한적이 있어요 (hanjeokee eesseoyo) = has or have done, or sometimes, use has or have been

한적이 있습니다 (hanjeokee eetsubneeda) = has or have done, or sometimes use has or have been

그는 뭐 하고 있어요? (kunun mo hako eesseoyo) = What is he doing? 그는 이상 하고 있어요. (kunun eesang hako eesseoyo) = He is being strange.

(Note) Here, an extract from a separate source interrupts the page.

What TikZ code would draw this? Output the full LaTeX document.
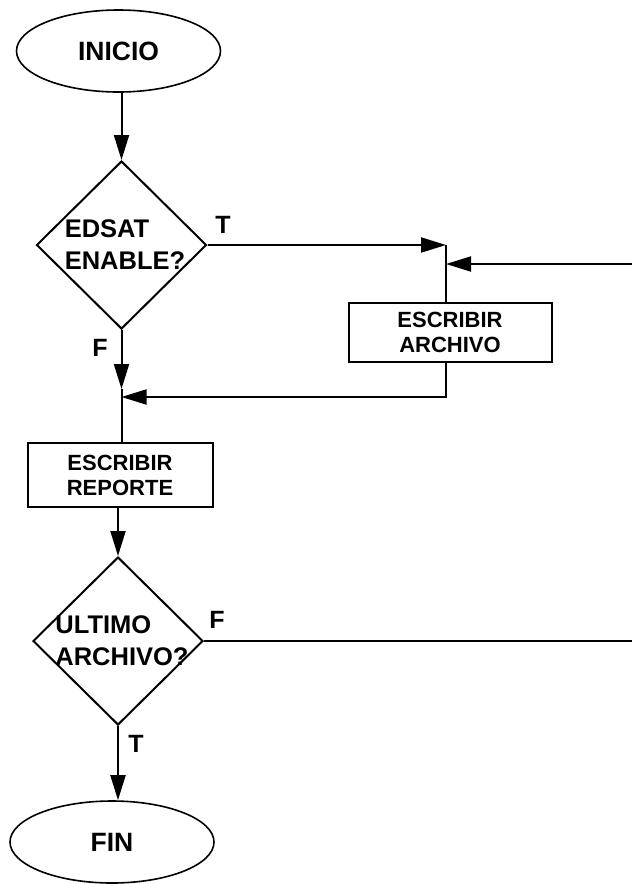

Present tense continuous or progressive of 하다:

하고 있다 (hako eettdah) = is, am, are doing, is am, or sometimes identifying certina adjectives use: are being

하고 있습니다 (hako eetsubneedah) = is, am, are doing,or sometimes identifying certain adjectives: is, am or are being

내일 무슨 것을 할거요? (neh-eel moosunkeotdmf halkeoyo) = What will she do tomorrow? 모라요. (morah-yo) = I don’t know.

Future tense of 하다:

할거예요 (halkeoyeyo) = will do, is, am, or are going to do, or sometimes identifying certian adjectives, use: will be or is, am, or are going to be

할거싰다 (halgeoshittda) = will do, is am or are going to do, or sometimes identifying certain adjectives use: or will be or is, am, or are going to be

무슨 것을 한걱이 있어요? (moosun keotul han jeokee eesseoyo) = What had she done? 쿠키를 만들었어요. (kookeelul manduleosseoyo) = She had made cookies.

Past Perfect tense of 하다:

하던적이 있다 (hadonjeokee eettda) = had done, or sometimes identifying certain adjectives: had been

하던적이 있어요 (hadonjeokee eesseoyo) = had done, or sometimes identifying certain adjectives: had been

하던적이 있습니다 (hadonjeokee eettsubneedah) = had done, or sometimes identifying certain adjectives: had been

I hope this give you a good idea with what to do with this verb. It changes here and there, but there are patterns in the changes. It is an extremely useful verb to learn. If you learn it, you will greatly increase your vocabulary.